SET EXERCISE:
Please, without the pictures, retype exactly the lines from the start of the material through the line that holds "import numpy as np".

DATA PROVIDED:
+===+

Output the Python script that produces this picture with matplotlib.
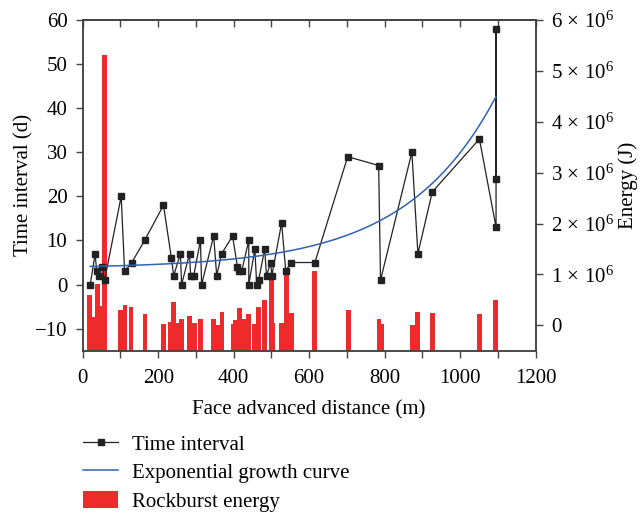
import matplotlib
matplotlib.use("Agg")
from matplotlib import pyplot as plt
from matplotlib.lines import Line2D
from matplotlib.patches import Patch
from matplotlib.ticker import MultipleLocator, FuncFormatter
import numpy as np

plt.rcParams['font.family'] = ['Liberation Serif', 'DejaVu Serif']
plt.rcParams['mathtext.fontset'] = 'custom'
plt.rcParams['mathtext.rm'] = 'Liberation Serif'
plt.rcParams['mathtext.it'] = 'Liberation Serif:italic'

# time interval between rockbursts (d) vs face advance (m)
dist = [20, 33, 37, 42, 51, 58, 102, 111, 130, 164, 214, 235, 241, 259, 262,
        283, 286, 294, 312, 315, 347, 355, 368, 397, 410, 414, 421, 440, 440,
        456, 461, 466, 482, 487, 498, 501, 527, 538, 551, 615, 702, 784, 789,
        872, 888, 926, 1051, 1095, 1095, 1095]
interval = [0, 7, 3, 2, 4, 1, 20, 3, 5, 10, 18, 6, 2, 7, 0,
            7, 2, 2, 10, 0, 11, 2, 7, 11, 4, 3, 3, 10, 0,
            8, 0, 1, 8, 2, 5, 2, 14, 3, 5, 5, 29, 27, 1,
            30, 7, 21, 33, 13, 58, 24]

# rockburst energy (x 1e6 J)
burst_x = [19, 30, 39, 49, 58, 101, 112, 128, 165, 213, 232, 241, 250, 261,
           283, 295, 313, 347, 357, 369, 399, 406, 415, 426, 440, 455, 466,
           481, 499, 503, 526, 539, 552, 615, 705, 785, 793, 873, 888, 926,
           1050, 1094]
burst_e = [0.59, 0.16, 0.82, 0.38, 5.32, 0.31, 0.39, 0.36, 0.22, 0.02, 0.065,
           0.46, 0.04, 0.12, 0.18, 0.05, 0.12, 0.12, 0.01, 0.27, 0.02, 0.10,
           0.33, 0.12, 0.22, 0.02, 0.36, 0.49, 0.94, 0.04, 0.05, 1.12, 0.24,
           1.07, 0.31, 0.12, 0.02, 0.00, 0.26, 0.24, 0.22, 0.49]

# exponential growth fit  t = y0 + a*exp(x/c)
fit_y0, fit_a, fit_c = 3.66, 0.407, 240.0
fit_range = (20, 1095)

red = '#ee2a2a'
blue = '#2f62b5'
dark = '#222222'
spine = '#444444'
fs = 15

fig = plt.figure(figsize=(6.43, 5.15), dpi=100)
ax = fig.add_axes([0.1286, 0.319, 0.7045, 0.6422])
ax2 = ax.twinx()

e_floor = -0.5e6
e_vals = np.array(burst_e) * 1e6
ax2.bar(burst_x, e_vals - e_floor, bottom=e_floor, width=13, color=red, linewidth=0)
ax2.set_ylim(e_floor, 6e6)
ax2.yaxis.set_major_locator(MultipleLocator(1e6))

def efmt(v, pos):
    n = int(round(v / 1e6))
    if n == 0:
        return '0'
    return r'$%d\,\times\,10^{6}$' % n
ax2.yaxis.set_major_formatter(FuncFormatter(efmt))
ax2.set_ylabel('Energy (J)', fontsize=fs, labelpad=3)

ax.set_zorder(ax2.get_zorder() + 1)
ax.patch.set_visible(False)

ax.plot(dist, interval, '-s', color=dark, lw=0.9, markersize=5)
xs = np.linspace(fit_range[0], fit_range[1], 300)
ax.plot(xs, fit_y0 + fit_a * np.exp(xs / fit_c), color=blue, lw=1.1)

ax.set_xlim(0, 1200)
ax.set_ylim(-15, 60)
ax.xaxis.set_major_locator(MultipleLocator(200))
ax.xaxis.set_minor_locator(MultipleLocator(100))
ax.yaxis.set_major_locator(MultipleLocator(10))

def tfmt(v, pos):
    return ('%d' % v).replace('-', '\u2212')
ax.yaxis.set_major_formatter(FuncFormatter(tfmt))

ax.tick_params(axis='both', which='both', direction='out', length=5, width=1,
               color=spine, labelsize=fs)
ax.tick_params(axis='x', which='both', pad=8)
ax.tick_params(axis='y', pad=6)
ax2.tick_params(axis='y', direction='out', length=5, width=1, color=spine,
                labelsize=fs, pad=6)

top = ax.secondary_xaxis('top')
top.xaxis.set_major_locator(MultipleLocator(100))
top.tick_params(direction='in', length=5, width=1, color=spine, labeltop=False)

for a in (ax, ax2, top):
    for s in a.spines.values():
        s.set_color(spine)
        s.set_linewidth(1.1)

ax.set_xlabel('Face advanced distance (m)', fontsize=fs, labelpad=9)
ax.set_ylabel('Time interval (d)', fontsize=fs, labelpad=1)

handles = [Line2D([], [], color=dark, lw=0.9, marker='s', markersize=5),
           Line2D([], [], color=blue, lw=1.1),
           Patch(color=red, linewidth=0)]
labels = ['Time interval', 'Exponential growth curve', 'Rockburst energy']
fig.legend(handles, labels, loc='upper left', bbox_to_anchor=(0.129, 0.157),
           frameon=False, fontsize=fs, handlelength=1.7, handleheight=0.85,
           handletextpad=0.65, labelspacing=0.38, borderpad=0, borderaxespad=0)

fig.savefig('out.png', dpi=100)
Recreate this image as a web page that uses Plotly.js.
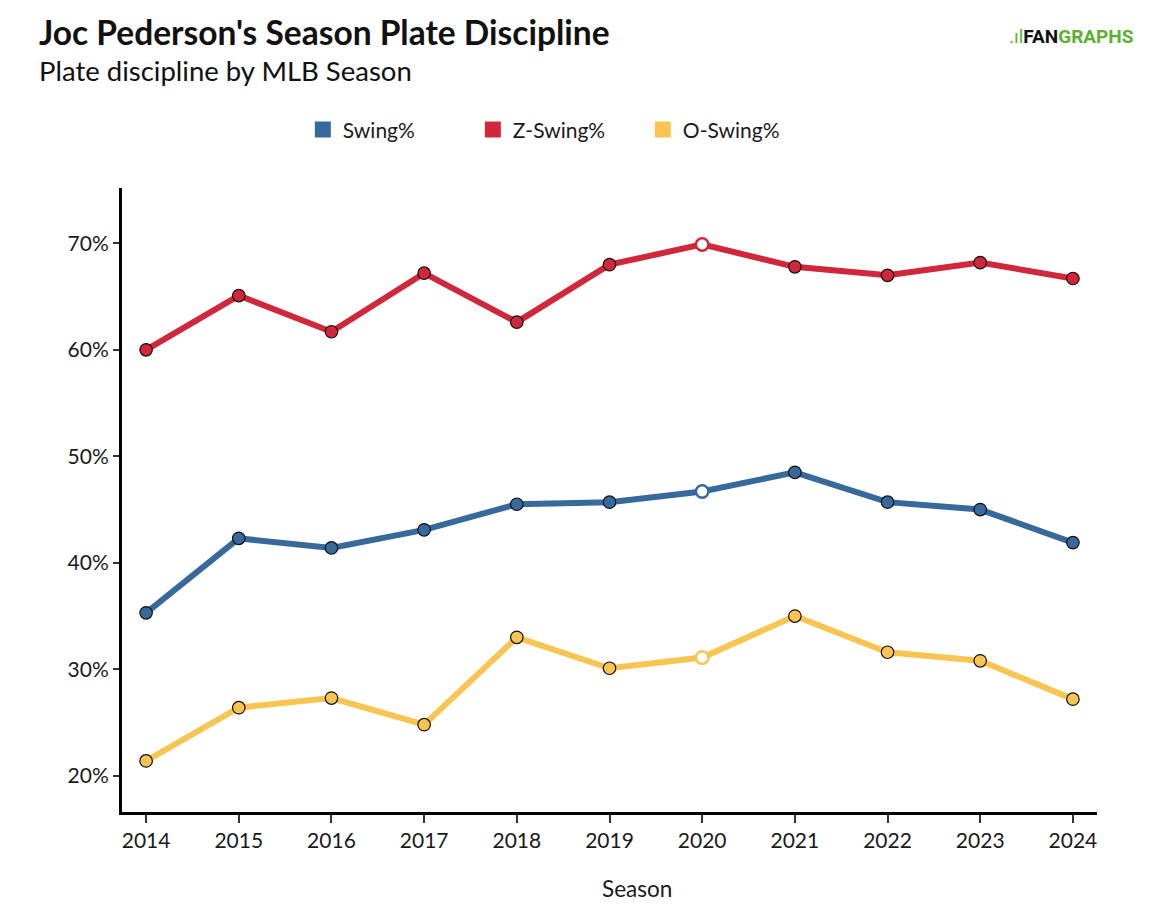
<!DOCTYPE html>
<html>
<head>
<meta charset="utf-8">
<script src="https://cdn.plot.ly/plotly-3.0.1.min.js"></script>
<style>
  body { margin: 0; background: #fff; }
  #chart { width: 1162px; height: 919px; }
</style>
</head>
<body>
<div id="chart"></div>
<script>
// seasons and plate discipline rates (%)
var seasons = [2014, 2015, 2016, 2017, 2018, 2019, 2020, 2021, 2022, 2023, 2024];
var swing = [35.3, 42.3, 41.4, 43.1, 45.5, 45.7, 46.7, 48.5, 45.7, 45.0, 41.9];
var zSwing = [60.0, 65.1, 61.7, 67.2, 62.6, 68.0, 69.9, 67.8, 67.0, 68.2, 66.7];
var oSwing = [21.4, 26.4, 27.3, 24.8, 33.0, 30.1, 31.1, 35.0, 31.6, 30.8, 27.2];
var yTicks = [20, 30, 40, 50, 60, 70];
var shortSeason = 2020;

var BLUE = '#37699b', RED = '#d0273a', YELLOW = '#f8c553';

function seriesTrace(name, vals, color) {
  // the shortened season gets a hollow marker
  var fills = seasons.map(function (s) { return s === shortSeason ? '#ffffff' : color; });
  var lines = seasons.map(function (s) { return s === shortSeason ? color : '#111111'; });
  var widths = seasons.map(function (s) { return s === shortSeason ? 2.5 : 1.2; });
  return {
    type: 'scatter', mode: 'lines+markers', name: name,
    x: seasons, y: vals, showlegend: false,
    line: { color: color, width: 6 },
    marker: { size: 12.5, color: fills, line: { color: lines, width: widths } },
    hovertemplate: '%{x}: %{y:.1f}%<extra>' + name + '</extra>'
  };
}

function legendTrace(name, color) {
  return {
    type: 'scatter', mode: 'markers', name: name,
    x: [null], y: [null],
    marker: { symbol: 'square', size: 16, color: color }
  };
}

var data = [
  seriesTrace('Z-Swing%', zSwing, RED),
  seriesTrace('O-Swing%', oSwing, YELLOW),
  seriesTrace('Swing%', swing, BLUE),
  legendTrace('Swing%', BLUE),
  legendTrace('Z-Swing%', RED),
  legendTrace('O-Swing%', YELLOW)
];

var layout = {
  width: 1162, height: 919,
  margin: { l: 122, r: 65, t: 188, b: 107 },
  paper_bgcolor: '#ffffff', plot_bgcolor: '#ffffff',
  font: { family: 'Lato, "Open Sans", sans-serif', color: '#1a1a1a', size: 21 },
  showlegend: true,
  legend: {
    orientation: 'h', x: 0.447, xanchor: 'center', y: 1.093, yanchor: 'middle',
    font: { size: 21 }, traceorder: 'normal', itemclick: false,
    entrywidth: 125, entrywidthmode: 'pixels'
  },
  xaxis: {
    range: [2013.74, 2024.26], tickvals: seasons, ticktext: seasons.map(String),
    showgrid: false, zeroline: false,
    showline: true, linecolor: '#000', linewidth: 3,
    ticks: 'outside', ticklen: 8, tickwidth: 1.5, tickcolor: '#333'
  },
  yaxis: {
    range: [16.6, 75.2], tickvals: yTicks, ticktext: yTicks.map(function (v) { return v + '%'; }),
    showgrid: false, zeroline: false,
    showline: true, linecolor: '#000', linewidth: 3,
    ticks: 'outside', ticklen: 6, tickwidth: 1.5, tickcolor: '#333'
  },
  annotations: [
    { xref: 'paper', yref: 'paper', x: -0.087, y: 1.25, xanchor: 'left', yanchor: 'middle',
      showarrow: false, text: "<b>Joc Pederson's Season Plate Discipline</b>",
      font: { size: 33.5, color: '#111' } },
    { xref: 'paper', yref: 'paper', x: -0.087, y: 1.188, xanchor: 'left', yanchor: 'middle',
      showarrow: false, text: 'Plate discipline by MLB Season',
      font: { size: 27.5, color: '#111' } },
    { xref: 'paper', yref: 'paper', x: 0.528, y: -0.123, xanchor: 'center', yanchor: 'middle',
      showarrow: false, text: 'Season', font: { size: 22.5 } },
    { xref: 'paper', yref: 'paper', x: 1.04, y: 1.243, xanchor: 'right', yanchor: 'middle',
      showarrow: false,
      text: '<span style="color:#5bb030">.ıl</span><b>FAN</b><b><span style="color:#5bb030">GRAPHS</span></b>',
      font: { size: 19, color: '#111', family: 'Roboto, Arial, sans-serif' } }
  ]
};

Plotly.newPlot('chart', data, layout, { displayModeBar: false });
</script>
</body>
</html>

+===+

THE RESULT:
Output the Python script that produces this picture with matplotlib.
import matplotlib
matplotlib.use("Agg")
from matplotlib import pyplot as plt
from matplotlib.lines import Line2D
from matplotlib.patches import Patch
from matplotlib.ticker import MultipleLocator, FuncFormatter
import numpy as np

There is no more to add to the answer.